As an elite athlete, Arritola is honest about the struggles former Olympians face as they navigate the transition back to a more normal life. On one hand, it’s nice to not feel like a training machine, but on the other hand, that competitive fire isn’t snuffed out just because sport is no longer the most important thing.
“I think it's really hard having been very fit at one point in life to be okay with being more normal but enjoying a race,” said Arritola. “I am programmed to want to win and sometimes that's not reality. It's also hard when people see your name and think ‘Oh you will win’ or ‘Did you win?’ as if fitness is a life-time membership.”
Arritola says that she isn’t in good shape at the moment, but that’s what she said before she won the bronze in the 2012 World Mountain Running Championship. In July, Arritola was the runner up at Mt. Marathon, a very intense 5k in Seward, Alaska with incredibly technical climbs and downhills. Runners fly down steep drops of loose shale and climb 2675 feet in less than a mile.
At Mt. Marathon, Arritola finished second to NCAA steeplechase champ, Allie Ostrander - who holds the second-fastest time in the race’s history - and ahead of defending Mt. Marathon champion Christy Marvin.
But while Arritola is fast, she isn’t doing the XTERRA Trail Run National Championship just for a shot at the podium.
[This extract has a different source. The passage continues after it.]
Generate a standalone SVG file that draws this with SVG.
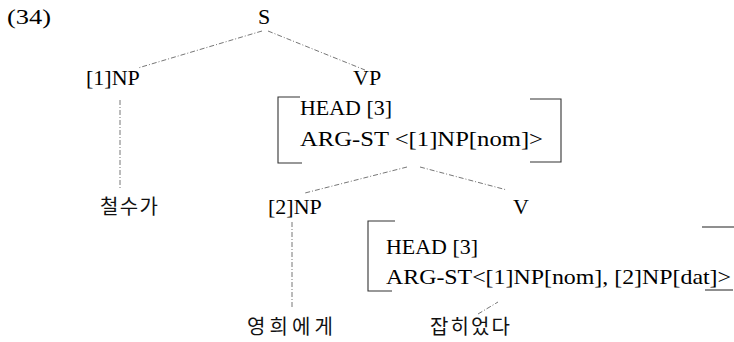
<svg xmlns="http://www.w3.org/2000/svg" width="734" height="342" viewBox="0 0 734 342">
  <style>
    .lat { font-family: "Liberation Serif", "Times New Roman", serif; font-size: 22px; fill: #000; }
    .kor { font-family: "Noto Sans CJK KR", "Noto Sans", sans-serif; font-size: 20px; fill: #111; }
    .edge { stroke: #666; stroke-width: 0.9; fill: none; stroke-dasharray: 5 2 1 2; }
    .brk { stroke: #333; stroke-width: 1.1; fill: none; }
  </style>
  <rect width="734" height="342" fill="#fff"/>

  <!-- example number -->
  <g id="label-34">
    <text class="lat" x="7" y="24" textLength="44" lengthAdjust="spacingAndGlyphs">(34)</text>
  </g>

  <!-- tree edges -->
  <g id="connectors">
    <line class="edge" x1="262" y1="31" x2="138" y2="68"/>
    <line class="edge" x1="268" y1="31" x2="365" y2="70"/>
    <line class="edge" x1="120" y1="100" x2="120" y2="190"/>
    <line class="edge" x1="407" y1="167" x2="305" y2="193"/>
    <line class="edge" x1="420" y1="167" x2="507" y2="190"/>
    <line class="edge" x1="292" y1="222" x2="292" y2="307"/>
    <line class="edge" x1="478" y1="314" x2="498" y2="302"/>
  </g>

  <g id="node-S">
    <text class="lat" x="264" y="24" text-anchor="middle">S</text>
  </g>

  <g id="node-NP1">
    <text class="lat" x="86" y="85">[1]NP</text>
  </g>

  <g id="node-VP">
    <text class="lat" x="353" y="85">VP</text>
    <path class="brk" d="M300,97 H278 V163 H302"/>
    <path class="brk" d="M530,99 H561 V162 H530"/>
    <text class="lat" x="300" y="115" textLength="92" lengthAdjust="spacingAndGlyphs">HEAD [3]</text>
    <text class="lat" x="300" y="146" textLength="243" lengthAdjust="spacingAndGlyphs">ARG-ST &lt;[1]NP[nom]&gt;</text>
  </g>

  <g id="node-chulsuga">
    <text class="kor" x="100" y="214" textLength="58">철수가</text>
  </g>

  <g id="node-NP2">
    <text class="lat" x="268" y="214">[2]NP</text>
  </g>

  <g id="node-V">
    <text class="lat" x="513" y="214">V</text>
    <path class="brk" d="M395,221 H368 V291 H392"/>
    <line class="brk" x1="702" y1="227" x2="734" y2="227"/>
    <line class="brk" x1="705" y1="290" x2="733" y2="290"/>
    <text class="lat" x="386" y="254" textLength="92" lengthAdjust="spacingAndGlyphs">HEAD [3]</text>
    <text class="lat" x="386" y="284" textLength="345" lengthAdjust="spacingAndGlyphs">ARG-ST&lt;[1]NP[nom], [2]NP[dat]&gt;</text>
  </g>

  <g id="node-younghi">
    <text class="kor" x="247" y="334" textLength="86">영희에게</text>
  </g>

  <g id="node-japhi">
    <text class="kor" x="430" y="334" textLength="80">잡히었다</text>
  </g>
</svg>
Being in the mountains is central to who Arritola is, and she is happy to spend a day doing what she loves.
“I raced XTERRA several years ago and I like this course and the atmosphere. It will be a good, hard effort, and I'm sure some speedy ladies will be there."
True to form, Arritola reveals that she has another important reason for Sunday's race besides just running.
"I also have a friend racing in the XTERRA Pan Am Championship on Saturday so it will be fun to watch her.”